TO BE DONE: Your output is the lines from the first one to the one containing "return (x - L) / (R - L)", repeated exactly, with images left out.

INFORMATION PROVIDED:
## BEGIN

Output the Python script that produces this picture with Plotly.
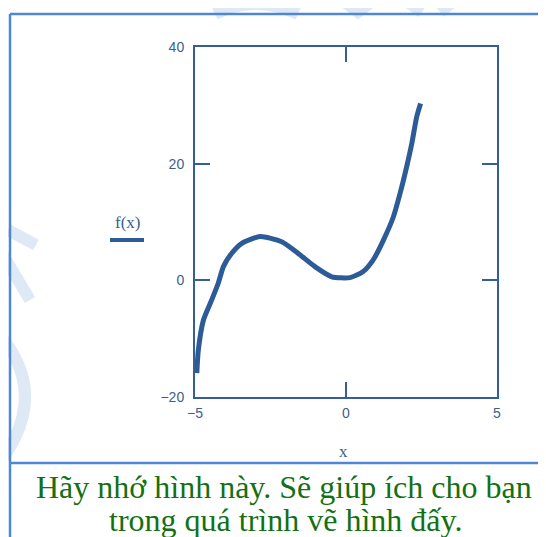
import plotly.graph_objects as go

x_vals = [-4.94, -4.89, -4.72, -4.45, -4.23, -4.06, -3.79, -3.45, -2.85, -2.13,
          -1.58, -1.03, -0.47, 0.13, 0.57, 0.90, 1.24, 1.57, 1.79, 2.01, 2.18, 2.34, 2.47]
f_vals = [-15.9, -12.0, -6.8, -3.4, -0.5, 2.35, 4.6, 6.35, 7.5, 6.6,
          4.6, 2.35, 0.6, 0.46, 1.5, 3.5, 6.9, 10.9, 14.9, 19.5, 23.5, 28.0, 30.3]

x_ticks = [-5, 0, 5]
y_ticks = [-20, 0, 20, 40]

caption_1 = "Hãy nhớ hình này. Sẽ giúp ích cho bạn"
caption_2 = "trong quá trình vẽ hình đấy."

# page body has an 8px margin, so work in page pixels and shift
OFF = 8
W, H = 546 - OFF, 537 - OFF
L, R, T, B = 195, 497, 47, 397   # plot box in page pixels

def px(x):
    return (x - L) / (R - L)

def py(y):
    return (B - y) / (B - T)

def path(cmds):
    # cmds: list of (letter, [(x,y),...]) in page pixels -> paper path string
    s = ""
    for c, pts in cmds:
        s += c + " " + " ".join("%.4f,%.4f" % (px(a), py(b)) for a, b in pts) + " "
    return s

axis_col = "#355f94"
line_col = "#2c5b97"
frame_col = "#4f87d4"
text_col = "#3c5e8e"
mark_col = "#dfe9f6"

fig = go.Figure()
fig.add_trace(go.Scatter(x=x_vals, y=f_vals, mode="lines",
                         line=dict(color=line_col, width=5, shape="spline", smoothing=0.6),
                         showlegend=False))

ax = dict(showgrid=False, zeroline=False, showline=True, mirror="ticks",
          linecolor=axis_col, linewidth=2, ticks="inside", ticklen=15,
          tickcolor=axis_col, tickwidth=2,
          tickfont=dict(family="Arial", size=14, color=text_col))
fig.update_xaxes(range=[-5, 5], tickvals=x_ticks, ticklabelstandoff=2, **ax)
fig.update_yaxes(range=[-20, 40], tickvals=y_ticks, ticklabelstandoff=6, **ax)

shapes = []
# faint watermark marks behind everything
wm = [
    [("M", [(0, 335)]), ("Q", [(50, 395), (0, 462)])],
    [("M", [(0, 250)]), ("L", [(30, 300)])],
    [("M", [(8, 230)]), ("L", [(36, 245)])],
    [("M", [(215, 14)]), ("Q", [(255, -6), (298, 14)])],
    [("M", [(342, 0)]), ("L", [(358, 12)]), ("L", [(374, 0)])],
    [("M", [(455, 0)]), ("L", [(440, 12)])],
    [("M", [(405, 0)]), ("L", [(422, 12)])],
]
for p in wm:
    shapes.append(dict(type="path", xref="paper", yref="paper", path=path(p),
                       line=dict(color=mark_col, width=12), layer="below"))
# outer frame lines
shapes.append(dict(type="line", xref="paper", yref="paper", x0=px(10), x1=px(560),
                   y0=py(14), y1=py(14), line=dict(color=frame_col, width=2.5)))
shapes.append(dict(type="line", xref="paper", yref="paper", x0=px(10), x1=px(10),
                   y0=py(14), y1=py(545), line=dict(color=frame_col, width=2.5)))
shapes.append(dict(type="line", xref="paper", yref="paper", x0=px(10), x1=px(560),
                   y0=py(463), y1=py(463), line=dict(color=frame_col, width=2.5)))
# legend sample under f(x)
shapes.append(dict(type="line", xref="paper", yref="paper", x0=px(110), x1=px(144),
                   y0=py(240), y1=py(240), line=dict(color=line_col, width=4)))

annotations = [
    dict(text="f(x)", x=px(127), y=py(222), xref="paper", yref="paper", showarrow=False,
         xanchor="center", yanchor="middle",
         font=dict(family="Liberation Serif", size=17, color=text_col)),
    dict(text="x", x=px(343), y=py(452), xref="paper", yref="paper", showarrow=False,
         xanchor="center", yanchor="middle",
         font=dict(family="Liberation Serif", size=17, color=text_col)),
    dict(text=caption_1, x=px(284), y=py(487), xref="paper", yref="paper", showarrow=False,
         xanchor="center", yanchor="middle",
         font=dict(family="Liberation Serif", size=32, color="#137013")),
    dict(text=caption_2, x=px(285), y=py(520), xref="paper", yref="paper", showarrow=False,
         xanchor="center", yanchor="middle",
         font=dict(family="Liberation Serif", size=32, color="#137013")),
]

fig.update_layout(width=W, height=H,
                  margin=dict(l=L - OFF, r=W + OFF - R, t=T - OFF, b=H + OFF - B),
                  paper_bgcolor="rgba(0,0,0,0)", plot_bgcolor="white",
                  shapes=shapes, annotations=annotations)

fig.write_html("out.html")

## END

EXPECTED OUTPUT:
Output the Python script that produces this picture with Plotly.
import plotly.graph_objects as go

x_vals = [-4.94, -4.89, -4.72, -4.45, -4.23, -4.06, -3.79, -3.45, -2.85, -2.13,
          -1.58, -1.03, -0.47, 0.13, 0.57, 0.90, 1.24, 1.57, 1.79, 2.01, 2.18, 2.34, 2.47]
f_vals = [-15.9, -12.0, -6.8, -3.4, -0.5, 2.35, 4.6, 6.35, 7.5, 6.6,
          4.6, 2.35, 0.6, 0.46, 1.5, 3.5, 6.9, 10.9, 14.9, 19.5, 23.5, 28.0, 30.3]

x_ticks = [-5, 0, 5]
y_ticks = [-20, 0, 20, 40]

caption_1 = "Hãy nhớ hình này. Sẽ giúp ích cho bạn"
caption_2 = "trong quá trình vẽ hình đấy."

# page body has an 8px margin, so work in page pixels and shift
OFF = 8
W, H = 546 - OFF, 537 - OFF
L, R, T, B = 195, 497, 47, 397   # plot box in page pixels

def px(x):
    return (x - L) / (R - L)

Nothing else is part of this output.